Did Jew Who Triggered Kristallnacht Survive Nazi Era After All?

Graphic by Angelie Zaslavsky
— A photo found in Vienna suggests that Herschel Grynszpan, whose murder of a German diplomat in 1938 was used as a pretext to launch the Kristallnacht pogrom 78 years ago this week, may have survived World War II.
It was previously believed that Grynszpan, a Jew of Polish background who was 17 when he shot Ernst vom Rath in Paris on Nov. 7, 1938, had either been executed or died of an illness between 1942 and 1945 while held in a German prison. Von Rath died of his wounds two days after the shooting.
Christa Prokisch, archive director at the Vienna Jewish Museum, found a photo in which a man who strongly resembles Grynszpan is seen in a postwar displaced persons camp. The photo shows displaced persons demonstrating in 1946 against the British decision to bar Jewish immigration to Palestine.
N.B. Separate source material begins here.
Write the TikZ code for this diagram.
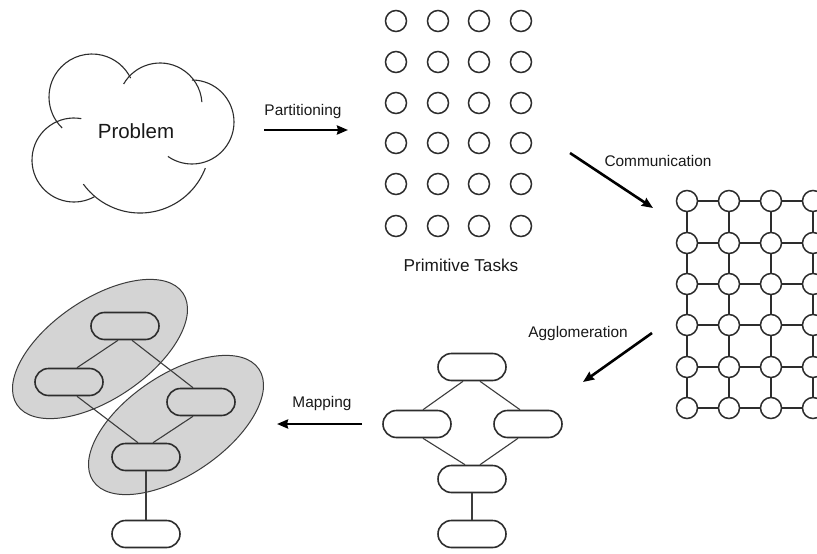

Prokisch showed the photo to the German journalist Achim Fuhrer, author of a biography of Grynszpan, who agreed that the person in the unposed photo was probably Grynszpan. He told Focus magazine that Grynszpan’s exact fate remains unknown.
Grynszpan had said after his arrest that he was prompted by Germany’s deportation of his parents and 12,000 other Jews of Polish origin in August 1938.
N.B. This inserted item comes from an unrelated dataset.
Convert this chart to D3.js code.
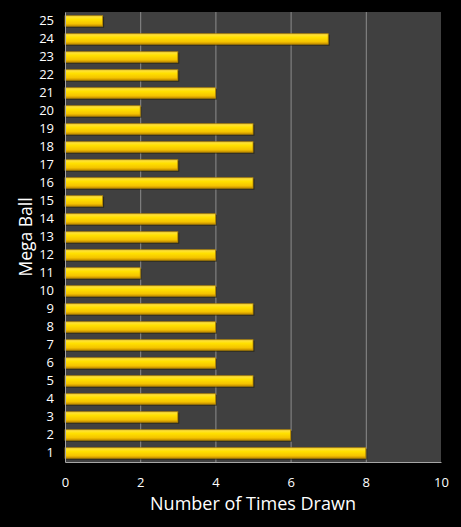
<!DOCTYPE html>
<html>
<head>
<meta charset="utf-8">
<script src="https://cdn.jsdelivr.net/npm/d3@7"></script>
<style>
  body { margin: 0; background: #000; }
  svg { display: block; }
</style>
</head>
<body>
<svg id="chart" width="461" height="527"></svg>
<script>
// data
const balls = ["1","2","3","4","5","6","7","8","9","10","11","12","13","14","15","16","17","18","19","20","21","22","23","24","25"];
const timesDrawn = [8,6,3,4,5,4,5,4,5,4,2,4,3,4,1,5,3,5,5,2,4,3,3,7,1];
const xTicks = [0,2,4,6,8,10];

const width = 461, height = 527;
const margin = {top: 12, right: 20, bottom: 65, left: 65};

const svg = d3.select("#chart");

// defs - bar gradient
const defs = svg.append("defs");
const grad = defs.append("linearGradient")
  .attr("id", "barGrad")
  .attr("x1", 0).attr("y1", 0).attr("x2", 0).attr("y2", 1);
grad.append("stop").attr("offset", "0%").attr("stop-color", "#ffe34d");
grad.append("stop").attr("offset", "35%").attr("stop-color", "#ffe000");
grad.append("stop").attr("offset", "75%").attr("stop-color", "#f5c400");
grad.append("stop").attr("offset", "100%").attr("stop-color", "#c89000");

/// scales ///
const xScale = d3.scaleLinear()
  .domain([0, 10])
  .range([margin.left, width - margin.right]);
const yScale = d3.scaleBand()
  .domain(balls.slice().reverse())
  .range([margin.top, height - margin.bottom])
  .paddingInner(0.42)
  .paddingOuter(0.21);

// plot area
svg.append("rect")
  .attr("x", xScale(0)).attr("y", margin.top)
  .attr("width", xScale(10) - xScale(0))
  .attr("height", height - margin.bottom - margin.top)
  .attr("fill", "#404040");

// gridlines
svg.append("g")
  .selectAll("line")
  .data(xTicks.filter(d => d > 0 && d < 10))
  .join("line")
    .attr("x1", d => xScale(d) + 0.5).attr("x2", d => xScale(d) + 0.5)
    .attr("y1", margin.top).attr("y2", height - margin.bottom)
    .attr("stroke", "#8c8c8c").attr("stroke-width", 1);

// bar shadows
const bars = svg.append("g");
bars.selectAll(".shadow")
  .data(balls)
  .join("rect")
    .attr("class", "shadow")
    .attr("x", xScale(0))
    .attr("y", d => yScale(d) + 1)
    .attr("width", (d, i) => xScale(timesDrawn[i]) - xScale(0) + 1.5)
    .attr("height", yScale.bandwidth() + 0.5)
    .attr("fill", "#1e1a00").attr("opacity", 0.55);

bars.selectAll(".bar")
  .data(balls)
  .join("rect")
    .attr("class", "bar")
    .attr("x", xScale(0))
    .attr("y", d => yScale(d))
    .attr("width", (d, i) => xScale(timesDrawn[i]) - xScale(0))
    .attr("height", yScale.bandwidth())
    .attr("fill", "url(#barGrad)")
    .attr("stroke", "#b88a00").attr("stroke-width", 0.8);

/// axes ///
const xAxis = g => g
  .attr("transform", `translate(0, ${height - margin.bottom})`)
  .call(d3.axisBottom(xScale).tickValues(xTicks).tickSize(0).tickPadding(16))
  .call(g => g.select(".domain").attr("stroke", "#a6a6a6"));
const yAxis = g => g
  .attr("transform", `translate(${margin.left}, 0)`)
  .call(d3.axisLeft(yScale).tickSize(0).tickPadding(11))
  .call(g => g.select(".domain").attr("stroke", "#a6a6a6"));

svg.append("g").call(xAxis);
svg.append("g").call(yAxis);

svg.selectAll(".tick text")
  .attr("fill", "#fff")
  .attr("font-family", "Open Sans, sans-serif")
  .attr("font-size", 13);

// titles
svg.append("text")
  .attr("x", 253).attr("y", 510)
  .attr("text-anchor", "middle")
  .attr("fill", "#fff")
  .attr("font-family", "Open Sans, sans-serif")
  .attr("font-size", 18)
  .text("Number of Times Drawn");

svg.append("text")
  .attr("transform", `translate(32, ${(margin.top + height - margin.bottom) / 2}) rotate(-90)`)
  .attr("text-anchor", "middle")
  .attr("fill", "#fff")
  .attr("font-family", "Open Sans, sans-serif")
  .attr("font-size", 17.5)
  .text("Mega Ball");
</script>
</body>
</html>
Fuhrer told Focus magazine that if he survived, Grynszpan may have feared being tried for his murder of vom Rath or being associated with Kristallnacht, “The Night of Broken Glass.”
On the nights of Nov. 9 and 10, 1938, mobs in Germany, Austria and the Sudetenland attacked Jews, their homes and institutions. Nearly 100 Jews were murdered and hundreds injured, and some 30,000 were arrested and placed in concentration camps. At least 1,000 synagogues were destroyed.